The troubled relationship between mail carriers and dogs are kind of a cliché — but also a deadly hazard. Two months ago, to launch National Dog Bite Awareness Week, the United States Postal Service released a report that documented more than 5,400 dog attacks on postal employees across the country in 2021. That’s down from 2019, when there were 5,803 documented attacks.
The issue of dogs and postal workers reached crisis proportions in Florida last week when a pack of dogs killed 61 year old rural mail carrier Pamela Jane Rock. Rock was found
screaming for help as she lay on the ground, trying to fend off the dogs, according to the Putnam County Sheriff’s Office.
Several neighbors rushed to help Ms. Rock by trying to pull the dogs off her while another neighbor fired a rifle into the ground, trying to scare them, the sheriff’s office said.
When deputies arrived, the sheriff’s office said, they found the dogs behind a fence and Ms. Rock bleeding. They applied three tourniquets to stem her blood loss and took her to a hospital. As they drove her, Ms. Rock went into cardiac arrest, and she died from her injuries the next day, Col. Joseph Wells, a spokesman for the sheriff’s office, said at a news conference on Tuesday.
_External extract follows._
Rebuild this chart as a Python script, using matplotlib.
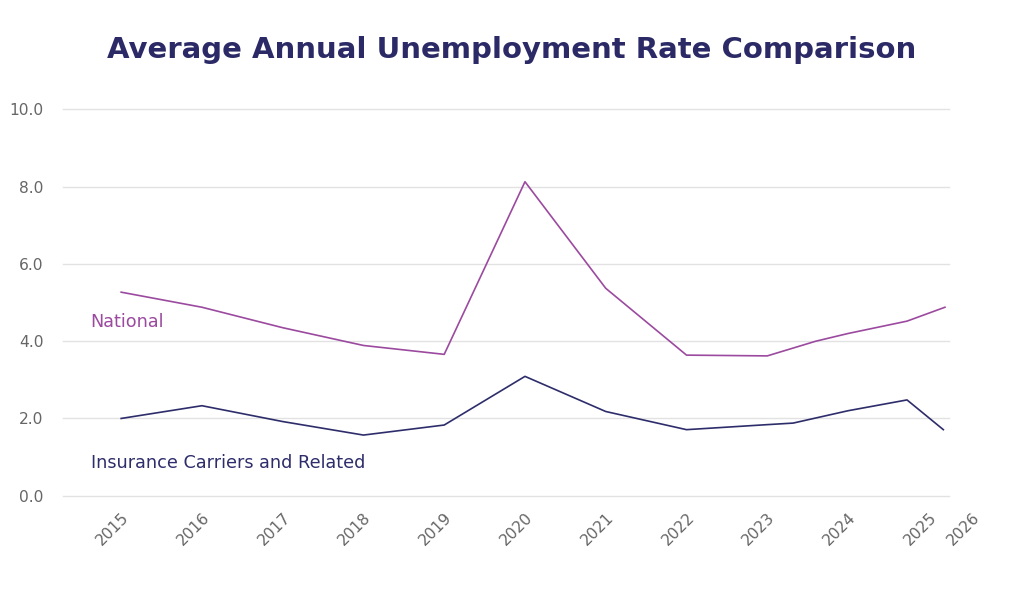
import matplotlib
matplotlib.use("Agg")
import matplotlib.pyplot as plt
import matplotlib.transforms as mtransforms

plt.rcParams["font.family"] = ["DejaVu Sans"]

# Data (x as fractional years)
national_x = [2015, 2016, 2017, 2018, 2019, 2020, 2021, 2022, 2023, 2023.6, 2024.0, 2024.73, 2025.2]
national_y = [5.27, 4.88, 4.35, 3.89, 3.66, 8.13, 5.37, 3.64, 3.62, 4.00, 4.20, 4.52, 4.88]
insurance_x = [2015, 2016, 2017, 2018, 2019, 2020, 2021, 2022, 2023, 2023.32, 2024.0, 2024.73, 2025.18]
insurance_y = [2.00, 2.33, 1.92, 1.57, 1.83, 3.09, 2.18, 1.71, 1.84, 1.88, 2.20, 2.48, 1.71]
year_ticks = [2015, 2016, 2017, 2018, 2019, 2020, 2021, 2022, 2023, 2024, 2025]
extra_tick_label = "2026"
y_ticks = [0, 2, 4, 6, 8, 10]

title = "Average Annual Unemployment Rate Comparison"
national_color = "#9b4a9f"
insurance_color = "#2e2d6b"
title_color = "#2b2a66"

fig = plt.figure(figsize=(10.24, 6.07), dpi=100)
ax = fig.add_axes([63/1024, 1-495.7/607, (949-63)/1024, (495.7-109.5)/607])

ax.plot(national_x, national_y, color=national_color, lw=1.2)
ax.plot(insurance_x, insurance_y, color=insurance_color, lw=1.2)

ax.set_xlim(2014.28, 2025.25)
ax.set_ylim(0, 10)
ax.set_yticks(y_ticks)
ax.set_yticklabels([f"{v:.1f}" for v in y_ticks])
ax.set_xticks(year_ticks)
ax.set_xticklabels([str(y) for y in year_ticks], rotation=45, ha="right", rotation_mode="anchor")
ax.tick_params(axis="both", length=0, labelsize=11.2, labelcolor="#666666")
ax.tick_params(axis="y", pad=14)
ax.tick_params(axis="x", pad=10)
ax.grid(axis="y", color="#e2e2e2", lw=1)
for gl in ax.get_ygridlines():
    gl.set_clip_on(False)
ax.set_axisbelow(True)
for s in ax.spines.values():
    s.set_visible(False)

trans = mtransforms.blended_transform_factory(ax.transData, ax.transAxes)
ax.text(2025.53, 0, extra_tick_label, transform=trans + mtransforms.ScaledTranslation(0, -10/72, fig.dpi_scale_trans),
        rotation=45, ha="right", va="top", rotation_mode="anchor", fontsize=11.2, color="#666666", clip_on=False)

ax.text(90/1024, 1-322/607, "National", transform=fig.transFigure, color=national_color,
        fontsize=12.7, va="center", ha="left")
ax.text(91/1024, 1-463/607, "Insurance Carriers and Related", transform=fig.transFigure,
        color=insurance_color, fontsize=12.7, va="center", ha="left")

fig.text(0.5, 1-50/607, title, ha="center", va="center", fontsize=21, fontweight="bold", color=title_color)

fig.savefig("out.png", dpi=100, facecolor="white")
According to the Postal Service, Florida had 201 attacks in 2021, up from 199 the previous year. Florida has the 8th highest number of dog attacks, following California, Texas,Ohio, Pennsylvania, Michigan, New York and Illinois. This year’s them of National Dog Bite Awareness Week was “The USPS Delivers for America — Deliver for Us by Restraining Your Dog.”
Rock’s death came just two months after the Postal Service’s National Dog Bite Awareness Week public service campaign.
I wrote about this same issue in 2017, describing how the Postal Service has a number of recommendations for preventing dog bites — mostly involving recommendations that residents separate aggressive dogs from the front door with the postal worker is delivering a package. The Postal Service also asks package recipient to indicate whether they own an animal and that information is provided to the postal worker. Finally, postal workers are given the right to avoid aggressive dogs or areas where they roam:
The Postal Service places the safety of its employees as a top priority. If a letter carrier feels threatened by a dog, or if a dog is loose or unleashed, the owner may be asked to pick up mail at a Post Office until the letter carrier is assured the pet has been restrained. If the dog is roaming the neighborhood, the pet owner’s neighbors also may be asked to pick up their mail at the area’s Post Office.
Other Mail Carrier Hazards
But rain, sleet, snow and dogs are not the only hazards that postal workers face. Hazards include chemical and biological agents, traffic incidents (e.g. here and here), heat, and shootings.